Let me tell you that you only have to get stuck in your driveway once or twice before losing any desire for a long, remote driveway, serpentine or otherwise.
We’ve already reached our quota for that this season.
Our driveway is not particularly long, in relative terms. We don’t have a winding path leading to a secluded spot. According to the measure feature in Google Maps, our driveway is about 180’ from the garage to the road. This is certainly a greater distance, than, say, the average suburban household contends with, but it’s not the extended pathway that you see in some of the pictures above. It is, most certainly, more than one wants to have to shovel by hand.

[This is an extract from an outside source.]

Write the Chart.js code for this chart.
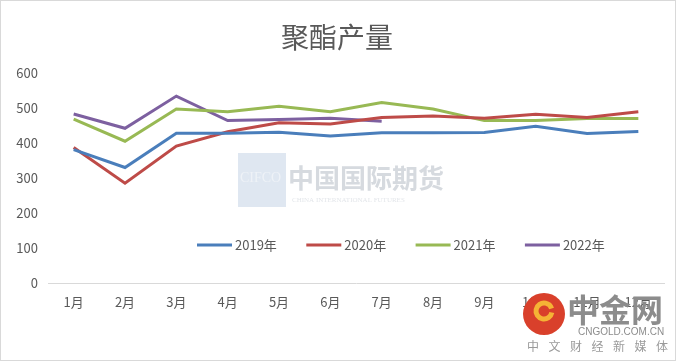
<!DOCTYPE html>
<html>
<head>
<meta charset="utf-8">
<script src="https://cdn.jsdelivr.net/npm/chart.js@4/dist/chart.umd.min.js"></script>
<style>
html,body{margin:0;padding:0;background:#fff;}
#wrap{position:relative;width:681px;height:363px;}
</style>
</head>
<body>
<div id="wrap"><canvas id="c" width="681" height="363"></canvas></div>
<script>
const title = '聚酯产量';
const months = ['1月','2月','3月','4月','5月','6月','7月','8月','9月','10月','11月','12月'];
const seriesNames = ['2019年','2020年','2021年','2022年'];
const v2019 = [381, 330, 428, 428, 431, 420, 429, 429, 430, 448, 427, 433];
const v2020 = [387, 285, 391, 432, 458, 454, 473, 477, 471, 482, 473, 489];
const v2021 = [468, 405, 497, 489, 505, 489, 516, 497, 464, 464, 470, 470];
const v2022 = [483, 442, 534, 464, 467, 471, 462];
const yTicks = [0, 100, 200, 300, 400, 500, 600];
const colors = ['#4a7ebb', '#be4b48', '#98b954', '#7d60a0'];

const FONT = '"Noto Sans CJK SC", "Open Sans", sans-serif';
const TXT = '#595959';

const decor = {
  id: 'decor',
  beforeDatasetsDraw(chart) {
    const ctx = chart.ctx;
    ctx.save();
    // CIFCO watermark
    ctx.fillStyle = '#dfe7f1';
    ctx.fillRect(238, 153, 48, 54);
    ctx.fillStyle = '#eef2f7';
    ctx.font = '14px "Liberation Serif", serif';
    ctx.textBaseline = 'middle';
    ctx.fillText('CIFCO', 240, 178);
    ctx.fillStyle = '#d6dadf';
    ctx.font = 'bold 26px ' + FONT;
    ctx.textAlign = 'left';
    ctx.fillText('中国国际期货', 288, 178);
    ctx.font = '7px "Liberation Serif", serif';
    ctx.fillStyle = '#e3e6ea';
    ctx.fillText('CHINA INTERNATIONAL FUTURES', 292, 200);
    ctx.restore();
  },
  afterDraw(chart) {
    const ctx = chart.ctx;
    ctx.save();
    // border
    ctx.strokeStyle = '#d9d9d9';
    ctx.lineWidth = 1;
    ctx.strokeRect(0.5, 0.5, 675, 360);
    // title
    ctx.fillStyle = TXT;
    ctx.font = '28px ' + FONT;
    ctx.textAlign = 'center';
    ctx.textBaseline = 'middle';
    ctx.fillText(title, 337, 37);
    // legend
    const ds = chart.data.datasets;
    ctx.font = '13px ' + FONT;
    ctx.textAlign = 'left';
    for (let i = 0; i < ds.length; i++) {
      const x = 197 + i * 109.3;
      const y = 245;
      ctx.strokeStyle = ds[i].borderColor;
      ctx.lineWidth = 3;
      ctx.beginPath();
      ctx.moveTo(x, y);
      ctx.lineTo(x + 35, y);
      ctx.stroke();
      ctx.fillStyle = TXT;
      ctx.fillText(ds[i].label, x + 38, y);
    }
    // cngold logo
    ctx.fillStyle = '#d9402b';
    ctx.beginPath();
    ctx.arc(544, 314, 21, 0, Math.PI * 2);
    ctx.fill();
    ctx.strokeStyle = '#f5b335';
    ctx.lineWidth = 5;
    ctx.beginPath();
    ctx.arc(544, 311, 8, 0.2, Math.PI * 1.9);
    ctx.stroke();
    ctx.fillStyle = '#8c8c8c';
    ctx.font = 'bold 32px ' + FONT;
    ctx.textAlign = 'left';
    ctx.fillText('中金网', 567, 310);
    ctx.font = '10px "Liberation Sans", sans-serif';
    ctx.fillStyle = '#8c8c8c';
    ctx.fillText('CNGOLD.COM.CN', 578, 332);
    ctx.font = '12px ' + FONT;
    ctx.fillStyle = '#9a9a9a';
    const sub = ['中','文','财','经','新','媒','体'];
    for (let i = 0; i < sub.length; i++) ctx.fillText(sub[i], 527 + i * 21.5, 346);
    ctx.restore();
  }
};

const mk = (i, data) => ({
  label: seriesNames[i], data, borderColor: colors[i], backgroundColor: colors[i],
  borderWidth: 3, pointRadius: 0, tension: 0, fill: false
});

new Chart(document.getElementById('c'), {
  type: 'line',
  data: {
    labels: months,
    datasets: [mk(0, v2019), mk(1, v2020), mk(2, v2021), mk(3, v2022)]
  },
  options: {
    responsive: false,
    animation: false,
    devicePixelRatio: 1,
    layout: { padding: { top: 73, right: 17, left: 0, bottom: 0 } },
    plugins: { legend: { display: false }, title: { display: false }, tooltip: { enabled: false } },
    scales: {
      x: {
        offset: true,
        grid: { display: false, drawTicks: false },
        border: { display: true, color: '#d9d9d9', width: 1 },
        ticks: { color: TXT, font: { family: FONT, size: 13 }, padding: 11, maxRotation: 0, autoSkip: false },
        afterFit(s) { s.height = 80; }
      },
      y: {
        min: 0, max: 600,
        afterBuildTicks(s) { s.ticks = yTicks.map(v => ({ value: v })); },
        grid: { display: false, drawTicks: false },
        border: { display: false },
        ticks: { color: TXT, font: { family: FONT, size: 13 }, padding: 10 },
        afterFit(s) { s.width = 48; }
      }
    }
  },
  plugins: [decor]
});
</script>
</body>
</html>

Mostly this isn’t an issue. For a while we had contracted with folks to come out and clear the driveway. When they stopped showing up (yes, literally just stopped showing up - isn’t that delightful?) my cousin from down the road began to clear it for us (now he is delightful). But in either case, you are victim to the snow remover’s schedule.
What this means, for the most part, is that people stay home until the snow is cleared. Well, at least, people who are not me.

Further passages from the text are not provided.